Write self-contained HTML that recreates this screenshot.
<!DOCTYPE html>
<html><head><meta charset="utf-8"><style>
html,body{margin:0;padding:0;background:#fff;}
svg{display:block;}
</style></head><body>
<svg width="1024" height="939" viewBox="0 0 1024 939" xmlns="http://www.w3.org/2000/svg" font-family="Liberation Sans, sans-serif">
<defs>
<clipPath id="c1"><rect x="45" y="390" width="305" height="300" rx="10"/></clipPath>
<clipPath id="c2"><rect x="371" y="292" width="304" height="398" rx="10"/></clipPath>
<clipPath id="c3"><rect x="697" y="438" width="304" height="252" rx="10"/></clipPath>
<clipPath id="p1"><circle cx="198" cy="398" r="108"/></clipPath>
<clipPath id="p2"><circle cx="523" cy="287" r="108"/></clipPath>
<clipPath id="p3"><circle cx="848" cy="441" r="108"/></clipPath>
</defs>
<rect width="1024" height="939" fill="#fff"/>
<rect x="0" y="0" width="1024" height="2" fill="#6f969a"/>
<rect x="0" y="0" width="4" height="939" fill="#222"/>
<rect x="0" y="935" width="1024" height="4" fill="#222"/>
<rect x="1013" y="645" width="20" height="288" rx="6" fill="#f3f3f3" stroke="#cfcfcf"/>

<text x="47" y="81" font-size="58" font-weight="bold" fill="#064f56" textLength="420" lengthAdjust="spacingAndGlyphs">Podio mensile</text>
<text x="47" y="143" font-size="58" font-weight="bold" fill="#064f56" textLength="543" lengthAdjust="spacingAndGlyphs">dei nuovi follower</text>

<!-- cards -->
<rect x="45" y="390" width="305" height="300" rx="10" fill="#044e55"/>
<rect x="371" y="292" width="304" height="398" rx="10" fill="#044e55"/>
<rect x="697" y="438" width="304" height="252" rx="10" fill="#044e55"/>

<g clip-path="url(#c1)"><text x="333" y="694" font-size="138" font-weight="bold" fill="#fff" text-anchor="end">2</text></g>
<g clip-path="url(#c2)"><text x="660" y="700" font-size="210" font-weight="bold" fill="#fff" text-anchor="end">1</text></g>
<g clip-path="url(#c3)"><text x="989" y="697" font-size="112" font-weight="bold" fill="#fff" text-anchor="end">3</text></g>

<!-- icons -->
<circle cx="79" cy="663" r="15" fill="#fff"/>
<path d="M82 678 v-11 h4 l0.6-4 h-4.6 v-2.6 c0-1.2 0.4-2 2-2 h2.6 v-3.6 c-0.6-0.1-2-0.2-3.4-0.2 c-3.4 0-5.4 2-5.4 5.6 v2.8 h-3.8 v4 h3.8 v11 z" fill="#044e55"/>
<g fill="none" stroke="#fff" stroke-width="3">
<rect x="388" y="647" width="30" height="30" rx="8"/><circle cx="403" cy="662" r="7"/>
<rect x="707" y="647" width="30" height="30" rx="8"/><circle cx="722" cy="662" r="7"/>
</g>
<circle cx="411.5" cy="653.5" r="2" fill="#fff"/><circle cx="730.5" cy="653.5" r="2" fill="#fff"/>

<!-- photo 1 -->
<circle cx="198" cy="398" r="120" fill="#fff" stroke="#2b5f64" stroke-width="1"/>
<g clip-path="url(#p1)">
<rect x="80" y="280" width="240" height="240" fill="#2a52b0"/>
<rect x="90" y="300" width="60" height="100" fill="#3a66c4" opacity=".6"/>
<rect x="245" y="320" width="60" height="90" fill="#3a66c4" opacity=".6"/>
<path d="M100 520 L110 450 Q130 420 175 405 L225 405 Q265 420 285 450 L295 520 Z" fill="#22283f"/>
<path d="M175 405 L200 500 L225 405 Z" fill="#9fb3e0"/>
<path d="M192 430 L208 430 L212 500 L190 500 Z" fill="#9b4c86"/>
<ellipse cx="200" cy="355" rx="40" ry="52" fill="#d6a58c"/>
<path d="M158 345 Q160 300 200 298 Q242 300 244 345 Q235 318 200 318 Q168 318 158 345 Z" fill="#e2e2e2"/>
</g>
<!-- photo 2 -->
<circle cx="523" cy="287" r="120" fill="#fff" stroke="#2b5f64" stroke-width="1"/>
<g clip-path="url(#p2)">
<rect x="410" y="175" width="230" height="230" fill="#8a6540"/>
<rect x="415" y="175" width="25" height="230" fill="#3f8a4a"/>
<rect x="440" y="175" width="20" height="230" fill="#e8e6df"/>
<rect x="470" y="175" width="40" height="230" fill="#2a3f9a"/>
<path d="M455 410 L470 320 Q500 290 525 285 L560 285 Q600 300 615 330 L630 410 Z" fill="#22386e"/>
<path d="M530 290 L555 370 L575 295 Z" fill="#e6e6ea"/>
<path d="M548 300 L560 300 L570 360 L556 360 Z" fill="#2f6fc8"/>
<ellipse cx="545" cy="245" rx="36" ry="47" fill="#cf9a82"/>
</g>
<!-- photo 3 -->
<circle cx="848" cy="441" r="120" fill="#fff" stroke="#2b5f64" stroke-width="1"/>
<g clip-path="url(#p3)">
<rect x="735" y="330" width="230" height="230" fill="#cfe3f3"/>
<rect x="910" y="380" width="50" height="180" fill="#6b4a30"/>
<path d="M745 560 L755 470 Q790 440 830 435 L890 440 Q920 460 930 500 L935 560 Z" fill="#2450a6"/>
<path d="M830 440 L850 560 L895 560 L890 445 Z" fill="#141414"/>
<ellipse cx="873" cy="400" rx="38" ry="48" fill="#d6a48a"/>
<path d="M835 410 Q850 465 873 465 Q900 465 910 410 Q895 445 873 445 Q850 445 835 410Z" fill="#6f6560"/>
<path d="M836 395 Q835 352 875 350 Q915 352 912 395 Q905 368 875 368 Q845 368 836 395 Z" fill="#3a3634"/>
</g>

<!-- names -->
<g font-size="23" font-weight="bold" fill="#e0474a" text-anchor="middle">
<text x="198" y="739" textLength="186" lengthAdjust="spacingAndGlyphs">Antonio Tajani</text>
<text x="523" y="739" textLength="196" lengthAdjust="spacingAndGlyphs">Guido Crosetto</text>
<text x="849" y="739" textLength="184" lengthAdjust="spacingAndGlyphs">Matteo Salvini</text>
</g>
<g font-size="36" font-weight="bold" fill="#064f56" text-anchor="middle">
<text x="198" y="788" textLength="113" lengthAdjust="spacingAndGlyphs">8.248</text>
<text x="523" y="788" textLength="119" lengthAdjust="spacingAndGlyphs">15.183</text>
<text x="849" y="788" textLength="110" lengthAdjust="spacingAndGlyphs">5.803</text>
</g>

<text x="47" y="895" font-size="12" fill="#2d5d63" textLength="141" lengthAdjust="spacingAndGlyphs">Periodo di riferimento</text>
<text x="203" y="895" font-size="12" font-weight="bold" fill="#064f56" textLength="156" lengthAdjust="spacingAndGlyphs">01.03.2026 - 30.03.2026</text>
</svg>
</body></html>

Short exercise. Extract all of the material exactly as it is written.

Solved exercise.
Write self-contained HTML that recreates this screenshot.
<!DOCTYPE html>
<html><head><meta charset="utf-8"><style>
html,body{margin:0;padding:0;background:#fff;}
svg{display:block;}
</style></head><body>
<svg width="1024" height="939" viewBox="0 0 1024 939" xmlns="http://www.w3.org/2000/svg" font-family="Liberation Sans, sans-serif">
<defs>
<clipPath id="c1"><rect x="45" y="390" width="305" height="300" rx="10"/></clipPath>
<clipPath id="c2"><rect x="371" y="292" width="304" height="398" rx="10"/></clipPath>
<clipPath id="c3"><rect x="697" y="438" width="304" height="252" rx="10"/></clipPath>
<clipPath id="p1"><circle cx="198" cy="398" r="108"/></clipPath>
<clipPath id="p2"><circle cx="523" cy="287" r="108"/></clipPath>
<clipPath id="p3"><circle cx="848" cy="441" r="108"/></clipPath>
</defs>
<rect width="1024" height="939" fill="#fff"/>
<rect x="0" y="0" width="1024" height="2" fill="#6f969a"/>
<rect x="0" y="0" width="4" height="939" fill="#222"/>
<rect x="0" y="935" width="1024" height="4" fill="#222"/>
<rect x="1013" y="645" width="20" height="288" rx="6" fill="#f3f3f3" stroke="#cfcfcf"/>

<text x="47" y="81" font-size="58" font-weight="bold" fill="#064f56" textLength="420" lengthAdjust="spacingAndGlyphs">Podio mensile</text>
<text x="47" y="143" font-size="58" font-weight="bold" fill="#064f56" textLength="543" lengthAdjust="spacingAndGlyphs">dei nuovi follower</text>

<!-- cards -->
<rect x="45" y="390" width="305" height="300" rx="10" fill="#044e55"/>
<rect x="371" y="292" width="304" height="398" rx="10" fill="#044e55"/>
<rect x="697" y="438" width="304" height="252" rx="10" fill="#044e55"/>

<g clip-path="url(#c1)"><text x="333" y="694" font-size="138" font-weight="bold" fill="#fff" text-anchor="end">2</text></g>
<g clip-path="url(#c2)"><text x="660" y="700" font-size="210" font-weight="bold" fill="#fff" text-anchor="end">1</text></g>
<g clip-path="url(#c3)"><text x="989" y="697" font-size="112" font-weight="bold" fill="#fff" text-anchor="end">3</text></g>

<!-- icons -->
<circle cx="79" cy="663" r="15" fill="#fff"/>
<path d="M82 678 v-11 h4 l0.6-4 h-4.6 v-2.6 c0-1.2 0.4-2 2-2 h2.6 v-3.6 c-0.6-0.1-2-0.2-3.4-0.2 c-3.4 0-5.4 2-5.4 5.6 v2.8 h-3.8 v4 h3.8 v11 z" fill="#044e55"/>
<g fill="none" stroke="#fff" stroke-width="3">
<rect x="388" y="647" width="30" height="30" rx="8"/><circle cx="403" cy="662" r="7"/>
<rect x="707" y="647" width="30" height="30" rx="8"/><circle cx="722" cy="662" r="7"/>
</g>
<circle cx="411.5" cy="653.5" r="2" fill="#fff"/><circle cx="730.5" cy="653.5" r="2" fill="#fff"/>

<!-- photo 1 -->
<circle cx="198" cy="398" r="120" fill="#fff" stroke="#2b5f64" stroke-width="1"/>
<g clip-path="url(#p1)">
<rect x="80" y="280" width="240" height="240" fill="#2a52b0"/>
<rect x="90" y="300" width="60" height="100" fill="#3a66c4" opacity=".6"/>
<rect x="245" y="320" width="60" height="90" fill="#3a66c4" opacity=".6"/>
<path d="M100 520 L110 450 Q130 420 175 405 L225 405 Q265 420 285 450 L295 520 Z" fill="#22283f"/>
<path d="M175 405 L200 500 L225 405 Z" fill="#9fb3e0"/>
<path d="M192 430 L208 430 L212 500 L190 500 Z" fill="#9b4c86"/>
<ellipse cx="200" cy="355" rx="40" ry="52" fill="#d6a58c"/>
<path d="M158 345 Q160 300 200 298 Q242 300 244 345 Q235 318 200 318 Q168 318 158 345 Z" fill="#e2e2e2"/>
</g>
<!-- photo 2 -->
<circle cx="523" cy="287" r="120" fill="#fff" stroke="#2b5f64" stroke-width="1"/>
<g clip-path="url(#p2)">
<rect x="410" y="175" width="230" height="230" fill="#8a6540"/>
<rect x="415" y="175" width="25" height="230" fill="#3f8a4a"/>
<rect x="440" y="175" width="20" height="230" fill="#e8e6df"/>
<rect x="470" y="175" width="40" height="230" fill="#2a3f9a"/>
<path d="M455 410 L470 320 Q500 290 525 285 L560 285 Q600 300 615 330 L630 410 Z" fill="#22386e"/>
<path d="M530 290 L555 370 L575 295 Z" fill="#e6e6ea"/>
<path d="M548 300 L560 300 L570 360 L556 360 Z" fill="#2f6fc8"/>
<ellipse cx="545" cy="245" rx="36" ry="47" fill="#cf9a82"/>
</g>
<!-- photo 3 -->
<circle cx="848" cy="441" r="120" fill="#fff" stroke="#2b5f64" stroke-width="1"/>
<g clip-path="url(#p3)">
<rect x="735" y="330" width="230" height="230" fill="#cfe3f3"/>
<rect x="910" y="380" width="50" height="180" fill="#6b4a30"/>
<path d="M745 560 L755 470 Q790 440 830 435 L890 440 Q920 460 930 500 L935 560 Z" fill="#2450a6"/>
<path d="M830 440 L850 560 L895 560 L890 445 Z" fill="#141414"/>
<ellipse cx="873" cy="400" rx="38" ry="48" fill="#d6a48a"/>
<path d="M835 410 Q850 465 873 465 Q900 465 910 410 Q895 445 873 445 Q850 445 835 410Z" fill="#6f6560"/>
<path d="M836 395 Q835 352 875 350 Q915 352 912 395 Q905 368 875 368 Q845 368 836 395 Z" fill="#3a3634"/>
</g>

<!-- names -->
<g font-size="23" font-weight="bold" fill="#e0474a" text-anchor="middle">
<text x="198" y="739" textLength="186" lengthAdjust="spacingAndGlyphs">Antonio Tajani</text>
<text x="523" y="739" textLength="196" lengthAdjust="spacingAndGlyphs">Guido Crosetto</text>
<text x="849" y="739" textLength="184" lengthAdjust="spacingAndGlyphs">Matteo Salvini</text>
</g>
<g font-size="36" font-weight="bold" fill="#064f56" text-anchor="middle">
<text x="198" y="788" textLength="113" lengthAdjust="spacingAndGlyphs">8.248</text>
<text x="523" y="788" textLength="119" lengthAdjust="spacingAndGlyphs">15.183</text>
<text x="849" y="788" textLength="110" lengthAdjust="spacingAndGlyphs">5.803</text>
</g>

<text x="47" y="895" font-size="12" fill="#2d5d63" textLength="141" lengthAdjust="spacingAndGlyphs">Periodo di riferimento</text>
<text x="203" y="895" font-size="12" font-weight="bold" fill="#064f56" textLength="156" lengthAdjust="spacingAndGlyphs">01.03.2026 - 30.03.2026</text>
</svg>
</body></html>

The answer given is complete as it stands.